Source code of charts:
+===+

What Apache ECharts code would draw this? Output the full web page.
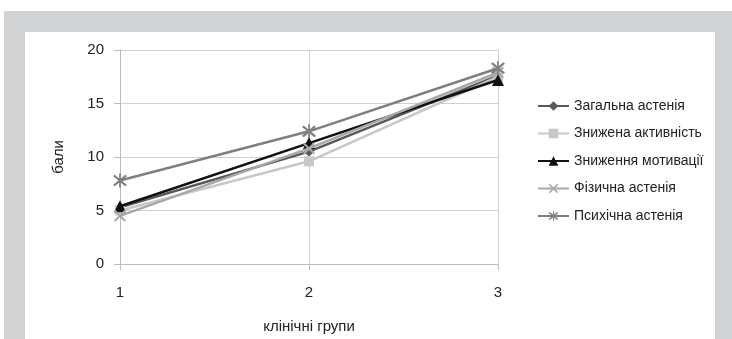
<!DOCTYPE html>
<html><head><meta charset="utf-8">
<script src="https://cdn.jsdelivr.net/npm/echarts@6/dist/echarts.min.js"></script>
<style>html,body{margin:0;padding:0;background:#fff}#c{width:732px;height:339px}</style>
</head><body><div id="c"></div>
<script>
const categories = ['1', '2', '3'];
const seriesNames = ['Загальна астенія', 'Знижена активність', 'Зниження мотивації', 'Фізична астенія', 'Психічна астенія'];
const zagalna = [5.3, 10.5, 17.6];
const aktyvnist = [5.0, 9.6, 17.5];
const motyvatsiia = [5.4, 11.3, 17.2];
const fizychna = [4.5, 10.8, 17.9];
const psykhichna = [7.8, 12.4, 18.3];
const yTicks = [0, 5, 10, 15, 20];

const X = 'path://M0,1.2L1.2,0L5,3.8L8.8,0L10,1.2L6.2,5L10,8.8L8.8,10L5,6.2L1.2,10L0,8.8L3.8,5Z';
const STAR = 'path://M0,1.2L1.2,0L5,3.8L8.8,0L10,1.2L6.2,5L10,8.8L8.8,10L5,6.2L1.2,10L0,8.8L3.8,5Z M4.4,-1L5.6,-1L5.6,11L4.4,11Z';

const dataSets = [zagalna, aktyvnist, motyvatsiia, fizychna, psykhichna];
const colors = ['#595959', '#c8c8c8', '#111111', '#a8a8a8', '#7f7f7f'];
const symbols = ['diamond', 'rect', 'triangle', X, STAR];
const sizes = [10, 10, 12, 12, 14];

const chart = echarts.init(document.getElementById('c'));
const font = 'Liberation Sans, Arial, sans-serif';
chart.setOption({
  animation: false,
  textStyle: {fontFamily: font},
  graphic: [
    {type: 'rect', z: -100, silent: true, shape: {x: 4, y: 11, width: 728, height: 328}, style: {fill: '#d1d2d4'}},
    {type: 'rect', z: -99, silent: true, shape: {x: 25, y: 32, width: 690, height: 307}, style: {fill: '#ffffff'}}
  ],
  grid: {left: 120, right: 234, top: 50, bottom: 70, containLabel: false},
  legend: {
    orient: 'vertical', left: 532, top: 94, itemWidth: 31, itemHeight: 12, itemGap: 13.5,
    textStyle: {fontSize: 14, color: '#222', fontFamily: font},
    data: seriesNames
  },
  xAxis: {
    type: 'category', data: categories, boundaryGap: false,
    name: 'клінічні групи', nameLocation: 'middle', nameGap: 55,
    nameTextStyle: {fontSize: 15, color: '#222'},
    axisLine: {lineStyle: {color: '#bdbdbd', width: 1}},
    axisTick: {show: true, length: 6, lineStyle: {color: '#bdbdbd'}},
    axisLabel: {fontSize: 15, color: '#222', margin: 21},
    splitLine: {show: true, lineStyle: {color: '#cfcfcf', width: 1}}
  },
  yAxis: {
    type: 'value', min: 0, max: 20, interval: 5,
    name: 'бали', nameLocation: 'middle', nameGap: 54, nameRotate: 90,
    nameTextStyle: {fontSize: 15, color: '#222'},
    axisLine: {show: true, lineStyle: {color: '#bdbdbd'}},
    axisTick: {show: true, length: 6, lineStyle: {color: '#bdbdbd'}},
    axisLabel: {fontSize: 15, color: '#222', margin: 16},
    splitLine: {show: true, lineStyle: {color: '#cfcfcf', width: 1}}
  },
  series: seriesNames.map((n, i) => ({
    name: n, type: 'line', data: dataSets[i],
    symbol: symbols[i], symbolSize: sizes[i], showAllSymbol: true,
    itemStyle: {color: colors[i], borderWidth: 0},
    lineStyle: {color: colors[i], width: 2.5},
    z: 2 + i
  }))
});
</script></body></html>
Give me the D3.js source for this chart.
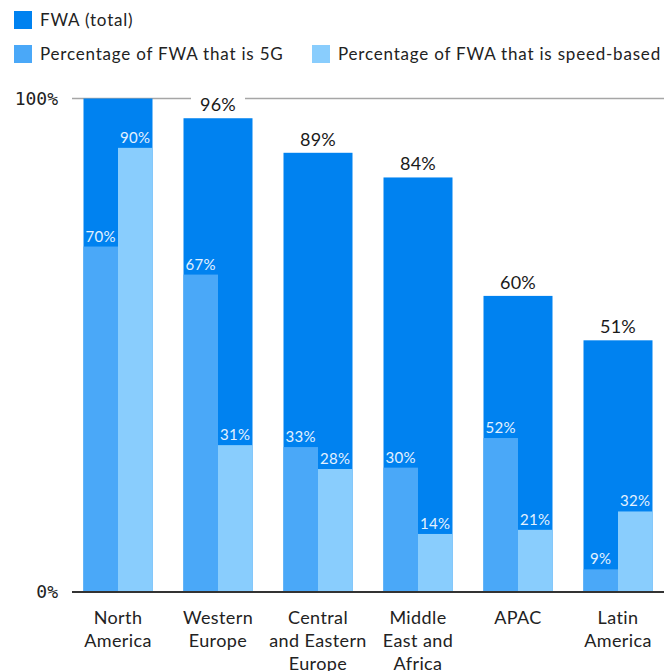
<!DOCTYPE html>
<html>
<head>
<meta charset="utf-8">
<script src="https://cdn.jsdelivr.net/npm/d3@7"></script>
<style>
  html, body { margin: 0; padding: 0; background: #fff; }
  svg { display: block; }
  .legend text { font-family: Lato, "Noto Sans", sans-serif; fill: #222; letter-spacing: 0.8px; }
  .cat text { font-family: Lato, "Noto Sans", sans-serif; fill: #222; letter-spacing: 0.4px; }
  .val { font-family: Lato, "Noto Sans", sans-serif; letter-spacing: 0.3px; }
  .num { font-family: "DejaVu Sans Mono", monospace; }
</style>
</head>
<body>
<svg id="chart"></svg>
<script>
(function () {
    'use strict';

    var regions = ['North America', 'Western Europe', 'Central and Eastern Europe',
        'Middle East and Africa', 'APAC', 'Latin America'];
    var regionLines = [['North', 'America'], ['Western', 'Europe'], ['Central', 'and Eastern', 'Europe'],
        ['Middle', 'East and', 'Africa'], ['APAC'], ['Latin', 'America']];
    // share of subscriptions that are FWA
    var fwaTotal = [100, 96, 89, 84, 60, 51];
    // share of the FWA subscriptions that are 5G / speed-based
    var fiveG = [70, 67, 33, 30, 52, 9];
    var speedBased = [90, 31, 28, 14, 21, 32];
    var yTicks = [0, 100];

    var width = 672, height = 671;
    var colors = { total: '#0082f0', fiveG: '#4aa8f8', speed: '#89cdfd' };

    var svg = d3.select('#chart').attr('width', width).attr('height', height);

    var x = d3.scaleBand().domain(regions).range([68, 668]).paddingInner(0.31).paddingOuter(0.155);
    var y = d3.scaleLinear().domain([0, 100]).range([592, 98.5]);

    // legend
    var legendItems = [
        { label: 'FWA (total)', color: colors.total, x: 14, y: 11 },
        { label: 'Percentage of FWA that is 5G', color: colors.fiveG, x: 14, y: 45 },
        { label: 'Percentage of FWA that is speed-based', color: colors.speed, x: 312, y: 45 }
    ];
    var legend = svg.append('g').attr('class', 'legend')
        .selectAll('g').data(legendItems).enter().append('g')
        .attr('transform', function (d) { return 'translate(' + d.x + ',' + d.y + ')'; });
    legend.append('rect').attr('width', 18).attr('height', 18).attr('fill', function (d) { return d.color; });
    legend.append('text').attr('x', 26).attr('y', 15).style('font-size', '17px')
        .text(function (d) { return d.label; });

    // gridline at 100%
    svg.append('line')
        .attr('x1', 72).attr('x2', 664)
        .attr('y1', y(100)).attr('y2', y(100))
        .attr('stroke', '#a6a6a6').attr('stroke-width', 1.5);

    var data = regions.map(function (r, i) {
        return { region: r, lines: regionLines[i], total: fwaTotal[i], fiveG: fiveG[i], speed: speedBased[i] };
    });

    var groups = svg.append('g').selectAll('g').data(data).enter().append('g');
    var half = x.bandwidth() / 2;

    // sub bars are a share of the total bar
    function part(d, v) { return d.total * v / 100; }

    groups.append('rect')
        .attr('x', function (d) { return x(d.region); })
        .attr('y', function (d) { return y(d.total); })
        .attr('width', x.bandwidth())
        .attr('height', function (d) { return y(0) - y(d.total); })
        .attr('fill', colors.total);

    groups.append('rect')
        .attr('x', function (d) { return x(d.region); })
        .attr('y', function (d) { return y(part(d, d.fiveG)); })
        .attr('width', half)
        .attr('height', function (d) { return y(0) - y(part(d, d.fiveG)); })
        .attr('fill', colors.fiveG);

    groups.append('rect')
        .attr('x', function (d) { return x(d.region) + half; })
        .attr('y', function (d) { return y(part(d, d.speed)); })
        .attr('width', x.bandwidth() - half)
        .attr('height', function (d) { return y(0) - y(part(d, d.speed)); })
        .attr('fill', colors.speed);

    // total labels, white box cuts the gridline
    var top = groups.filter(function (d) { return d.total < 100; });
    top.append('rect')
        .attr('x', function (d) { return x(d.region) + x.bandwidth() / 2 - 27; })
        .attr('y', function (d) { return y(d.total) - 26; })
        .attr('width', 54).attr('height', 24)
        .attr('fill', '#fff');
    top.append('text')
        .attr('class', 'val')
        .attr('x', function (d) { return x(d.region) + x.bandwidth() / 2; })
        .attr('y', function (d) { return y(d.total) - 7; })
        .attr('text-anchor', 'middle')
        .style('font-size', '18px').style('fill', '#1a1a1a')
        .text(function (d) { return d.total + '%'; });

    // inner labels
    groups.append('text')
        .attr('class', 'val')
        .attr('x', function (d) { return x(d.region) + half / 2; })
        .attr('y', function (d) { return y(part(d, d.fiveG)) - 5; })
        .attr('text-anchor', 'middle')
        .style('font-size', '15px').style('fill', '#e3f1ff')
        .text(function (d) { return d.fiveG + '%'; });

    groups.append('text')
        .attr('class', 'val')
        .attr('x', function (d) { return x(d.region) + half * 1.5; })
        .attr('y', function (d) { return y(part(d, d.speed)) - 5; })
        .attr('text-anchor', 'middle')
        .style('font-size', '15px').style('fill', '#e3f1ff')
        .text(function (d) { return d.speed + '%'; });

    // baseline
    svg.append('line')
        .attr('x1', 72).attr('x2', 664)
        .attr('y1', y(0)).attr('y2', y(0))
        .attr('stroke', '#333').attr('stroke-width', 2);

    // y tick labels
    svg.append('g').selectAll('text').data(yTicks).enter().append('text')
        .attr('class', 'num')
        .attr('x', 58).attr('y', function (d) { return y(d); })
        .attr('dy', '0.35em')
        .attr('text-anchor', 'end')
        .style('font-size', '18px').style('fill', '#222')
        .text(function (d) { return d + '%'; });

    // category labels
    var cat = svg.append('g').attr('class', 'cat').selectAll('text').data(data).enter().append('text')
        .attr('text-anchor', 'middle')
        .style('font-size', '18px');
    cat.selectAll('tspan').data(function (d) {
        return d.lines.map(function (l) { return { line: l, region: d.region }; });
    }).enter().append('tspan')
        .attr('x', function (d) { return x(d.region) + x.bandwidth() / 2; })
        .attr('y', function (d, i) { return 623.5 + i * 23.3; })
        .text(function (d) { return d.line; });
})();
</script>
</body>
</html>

+===+

*What this task involves*.
Everything above from the line with "Give me the D3.js source for this chart." through the line with "var y = d3.scaleLinear().domain([0, 100]).range([592, 98.5]);" should be retyped exactly, and nothing else; omit pictures.

*Output of the exercise*.
Give me the D3.js source for this chart.
<!DOCTYPE html>
<html>
<head>
<meta charset="utf-8">
<script src="https://cdn.jsdelivr.net/npm/d3@7"></script>
<style>
  html, body { margin: 0; padding: 0; background: #fff; }
  svg { display: block; }
  .legend text { font-family: Lato, "Noto Sans", sans-serif; fill: #222; letter-spacing: 0.8px; }
  .cat text { font-family: Lato, "Noto Sans", sans-serif; fill: #222; letter-spacing: 0.4px; }
  .val { font-family: Lato, "Noto Sans", sans-serif; letter-spacing: 0.3px; }
  .num { font-family: "DejaVu Sans Mono", monospace; }
</style>
</head>
<body>
<svg id="chart"></svg>
<script>
(function () {
    'use strict';

    var regions = ['North America', 'Western Europe', 'Central and Eastern Europe',
        'Middle East and Africa', 'APAC', 'Latin America'];
    var regionLines = [['North', 'America'], ['Western', 'Europe'], ['Central', 'and Eastern', 'Europe'],
        ['Middle', 'East and', 'Africa'], ['APAC'], ['Latin', 'America']];
    // share of subscriptions that are FWA
    var fwaTotal = [100, 96, 89, 84, 60, 51];
    // share of the FWA subscriptions that are 5G / speed-based
    var fiveG = [70, 67, 33, 30, 52, 9];
    var speedBased = [90, 31, 28, 14, 21, 32];
    var yTicks = [0, 100];

    var width = 672, height = 671;
    var colors = { total: '#0082f0', fiveG: '#4aa8f8', speed: '#89cdfd' };

    var svg = d3.select('#chart').attr('width', width).attr('height', height);

    var x = d3.scaleBand().domain(regions).range([68, 668]).paddingInner(0.31).paddingOuter(0.155);
    var y = d3.scaleLinear().domain([0, 100]).range([592, 98.5]);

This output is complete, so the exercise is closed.